Set exercise: Records follow. Pull out every line that contains "with".

Figure scripts
-=-=-

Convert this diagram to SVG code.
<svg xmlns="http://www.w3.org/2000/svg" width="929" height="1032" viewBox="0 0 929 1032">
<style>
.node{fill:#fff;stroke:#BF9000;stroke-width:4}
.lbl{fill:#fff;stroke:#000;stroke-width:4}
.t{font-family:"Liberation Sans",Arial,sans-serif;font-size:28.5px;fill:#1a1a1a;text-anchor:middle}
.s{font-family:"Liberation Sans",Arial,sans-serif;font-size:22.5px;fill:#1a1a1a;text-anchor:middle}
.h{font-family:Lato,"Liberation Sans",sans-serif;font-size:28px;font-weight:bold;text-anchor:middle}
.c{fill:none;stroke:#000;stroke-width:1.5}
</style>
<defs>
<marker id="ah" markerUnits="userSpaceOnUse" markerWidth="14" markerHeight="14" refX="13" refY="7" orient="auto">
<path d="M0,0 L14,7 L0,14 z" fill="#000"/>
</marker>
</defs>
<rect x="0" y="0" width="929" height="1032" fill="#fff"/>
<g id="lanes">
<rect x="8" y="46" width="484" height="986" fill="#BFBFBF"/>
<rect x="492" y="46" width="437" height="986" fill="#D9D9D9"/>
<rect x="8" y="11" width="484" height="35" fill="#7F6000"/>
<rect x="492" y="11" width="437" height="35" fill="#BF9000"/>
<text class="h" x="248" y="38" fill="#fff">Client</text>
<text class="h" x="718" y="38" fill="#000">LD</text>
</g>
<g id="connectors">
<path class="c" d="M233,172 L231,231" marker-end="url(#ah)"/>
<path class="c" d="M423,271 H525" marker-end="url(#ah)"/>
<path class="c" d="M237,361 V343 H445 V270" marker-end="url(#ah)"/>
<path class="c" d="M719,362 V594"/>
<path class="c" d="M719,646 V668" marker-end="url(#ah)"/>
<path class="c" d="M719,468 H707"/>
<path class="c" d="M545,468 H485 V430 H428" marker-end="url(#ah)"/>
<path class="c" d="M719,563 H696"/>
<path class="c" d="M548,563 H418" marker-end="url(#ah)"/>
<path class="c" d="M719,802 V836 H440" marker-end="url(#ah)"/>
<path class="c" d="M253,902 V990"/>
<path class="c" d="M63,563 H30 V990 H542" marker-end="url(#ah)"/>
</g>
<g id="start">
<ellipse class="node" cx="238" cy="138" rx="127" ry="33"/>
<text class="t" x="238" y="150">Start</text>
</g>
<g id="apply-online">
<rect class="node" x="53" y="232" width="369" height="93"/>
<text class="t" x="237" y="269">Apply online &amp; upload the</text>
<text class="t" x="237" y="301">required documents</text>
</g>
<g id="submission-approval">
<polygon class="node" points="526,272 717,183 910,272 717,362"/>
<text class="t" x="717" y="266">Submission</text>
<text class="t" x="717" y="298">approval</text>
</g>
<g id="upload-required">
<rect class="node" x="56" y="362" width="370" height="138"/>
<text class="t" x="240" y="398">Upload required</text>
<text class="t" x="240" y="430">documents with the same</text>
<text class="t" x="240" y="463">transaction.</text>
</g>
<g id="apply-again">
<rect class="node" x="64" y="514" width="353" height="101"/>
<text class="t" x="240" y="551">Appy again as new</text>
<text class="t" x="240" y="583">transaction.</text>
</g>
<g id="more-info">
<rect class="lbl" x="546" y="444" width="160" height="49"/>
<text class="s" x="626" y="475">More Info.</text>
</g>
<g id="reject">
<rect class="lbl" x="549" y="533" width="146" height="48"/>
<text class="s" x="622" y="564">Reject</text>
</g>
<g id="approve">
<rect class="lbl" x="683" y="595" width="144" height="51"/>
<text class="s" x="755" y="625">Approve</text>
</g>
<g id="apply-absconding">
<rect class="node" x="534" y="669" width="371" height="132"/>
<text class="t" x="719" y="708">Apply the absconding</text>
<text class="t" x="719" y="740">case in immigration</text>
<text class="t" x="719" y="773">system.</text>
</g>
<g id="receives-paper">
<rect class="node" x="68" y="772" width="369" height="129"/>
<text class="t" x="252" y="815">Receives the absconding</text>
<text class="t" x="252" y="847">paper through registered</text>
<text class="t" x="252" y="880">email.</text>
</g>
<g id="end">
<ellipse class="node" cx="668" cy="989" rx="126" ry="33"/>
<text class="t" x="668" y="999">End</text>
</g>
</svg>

-=-=-

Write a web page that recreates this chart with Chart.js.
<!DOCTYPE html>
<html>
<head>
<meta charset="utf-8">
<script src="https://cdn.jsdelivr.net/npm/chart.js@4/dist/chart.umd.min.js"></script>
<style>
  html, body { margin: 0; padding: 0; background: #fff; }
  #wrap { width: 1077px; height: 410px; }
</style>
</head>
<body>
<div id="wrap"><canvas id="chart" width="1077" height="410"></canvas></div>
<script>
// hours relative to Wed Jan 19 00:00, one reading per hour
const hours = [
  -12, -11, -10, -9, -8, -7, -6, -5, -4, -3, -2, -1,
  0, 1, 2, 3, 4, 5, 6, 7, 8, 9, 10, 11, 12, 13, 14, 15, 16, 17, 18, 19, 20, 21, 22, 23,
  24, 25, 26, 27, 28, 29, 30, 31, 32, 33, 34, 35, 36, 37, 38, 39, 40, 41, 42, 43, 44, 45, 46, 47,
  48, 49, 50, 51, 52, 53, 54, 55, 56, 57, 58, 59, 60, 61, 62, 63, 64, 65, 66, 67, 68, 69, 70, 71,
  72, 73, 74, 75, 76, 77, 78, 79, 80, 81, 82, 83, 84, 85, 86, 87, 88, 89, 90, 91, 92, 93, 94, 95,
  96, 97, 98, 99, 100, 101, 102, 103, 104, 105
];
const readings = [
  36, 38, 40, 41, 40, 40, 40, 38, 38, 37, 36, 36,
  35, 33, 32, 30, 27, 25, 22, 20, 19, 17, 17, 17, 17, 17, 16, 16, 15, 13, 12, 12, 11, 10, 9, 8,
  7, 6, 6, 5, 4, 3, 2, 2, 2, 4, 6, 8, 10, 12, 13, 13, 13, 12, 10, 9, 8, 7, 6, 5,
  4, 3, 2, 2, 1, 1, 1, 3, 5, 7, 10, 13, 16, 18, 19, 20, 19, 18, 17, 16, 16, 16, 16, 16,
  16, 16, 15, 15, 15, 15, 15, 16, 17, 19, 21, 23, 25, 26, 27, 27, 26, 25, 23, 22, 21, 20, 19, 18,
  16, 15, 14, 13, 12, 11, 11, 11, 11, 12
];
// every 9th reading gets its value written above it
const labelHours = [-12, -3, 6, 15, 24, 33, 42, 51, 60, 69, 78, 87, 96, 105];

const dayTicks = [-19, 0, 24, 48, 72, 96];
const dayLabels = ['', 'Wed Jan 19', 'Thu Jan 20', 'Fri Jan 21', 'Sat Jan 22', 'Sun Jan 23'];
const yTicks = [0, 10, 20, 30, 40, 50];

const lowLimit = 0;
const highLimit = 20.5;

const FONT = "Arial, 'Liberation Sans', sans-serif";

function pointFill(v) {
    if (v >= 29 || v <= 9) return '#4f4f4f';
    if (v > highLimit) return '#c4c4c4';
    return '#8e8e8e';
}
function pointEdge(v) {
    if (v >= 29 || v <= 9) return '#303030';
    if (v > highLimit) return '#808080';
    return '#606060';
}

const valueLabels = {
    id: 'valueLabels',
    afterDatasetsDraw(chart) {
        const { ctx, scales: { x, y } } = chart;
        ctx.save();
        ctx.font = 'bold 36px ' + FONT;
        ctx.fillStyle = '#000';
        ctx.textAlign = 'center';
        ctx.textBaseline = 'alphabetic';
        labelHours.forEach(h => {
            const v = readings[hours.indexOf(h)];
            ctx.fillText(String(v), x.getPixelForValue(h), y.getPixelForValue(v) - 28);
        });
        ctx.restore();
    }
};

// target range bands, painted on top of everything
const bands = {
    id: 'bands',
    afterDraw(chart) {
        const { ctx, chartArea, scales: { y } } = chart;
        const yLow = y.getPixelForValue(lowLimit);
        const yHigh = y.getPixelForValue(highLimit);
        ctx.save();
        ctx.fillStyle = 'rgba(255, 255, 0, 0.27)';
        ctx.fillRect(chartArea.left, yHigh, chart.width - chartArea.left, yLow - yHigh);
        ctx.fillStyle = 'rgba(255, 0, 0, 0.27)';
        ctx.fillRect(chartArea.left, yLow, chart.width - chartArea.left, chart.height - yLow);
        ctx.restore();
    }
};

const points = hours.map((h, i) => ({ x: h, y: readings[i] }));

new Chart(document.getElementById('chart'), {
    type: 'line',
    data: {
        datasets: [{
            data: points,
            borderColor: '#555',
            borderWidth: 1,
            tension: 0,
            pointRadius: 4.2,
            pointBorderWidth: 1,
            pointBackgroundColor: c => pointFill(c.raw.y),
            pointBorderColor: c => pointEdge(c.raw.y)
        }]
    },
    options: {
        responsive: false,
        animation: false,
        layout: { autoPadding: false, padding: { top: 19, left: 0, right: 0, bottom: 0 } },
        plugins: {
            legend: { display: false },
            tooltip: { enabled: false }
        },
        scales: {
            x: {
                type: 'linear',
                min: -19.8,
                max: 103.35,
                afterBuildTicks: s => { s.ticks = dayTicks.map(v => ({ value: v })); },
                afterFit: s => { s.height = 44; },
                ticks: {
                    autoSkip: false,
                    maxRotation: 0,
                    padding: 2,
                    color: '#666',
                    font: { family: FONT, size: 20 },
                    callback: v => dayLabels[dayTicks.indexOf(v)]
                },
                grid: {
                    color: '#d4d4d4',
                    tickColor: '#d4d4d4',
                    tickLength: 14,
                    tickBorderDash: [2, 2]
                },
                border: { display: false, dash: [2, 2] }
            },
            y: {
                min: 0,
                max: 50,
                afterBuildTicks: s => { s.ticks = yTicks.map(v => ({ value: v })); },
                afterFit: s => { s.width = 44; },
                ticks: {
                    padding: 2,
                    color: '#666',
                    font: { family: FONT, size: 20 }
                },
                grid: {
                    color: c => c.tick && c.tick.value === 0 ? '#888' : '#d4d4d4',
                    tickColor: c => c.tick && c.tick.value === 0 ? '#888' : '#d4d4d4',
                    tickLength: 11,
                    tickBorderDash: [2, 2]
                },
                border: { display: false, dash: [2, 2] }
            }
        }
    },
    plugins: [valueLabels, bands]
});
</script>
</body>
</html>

-=-=-

Solved problem:
<text class="t" x="240" y="430">documents with the same</text>
Write a web page that recreates this chart with Chart.js.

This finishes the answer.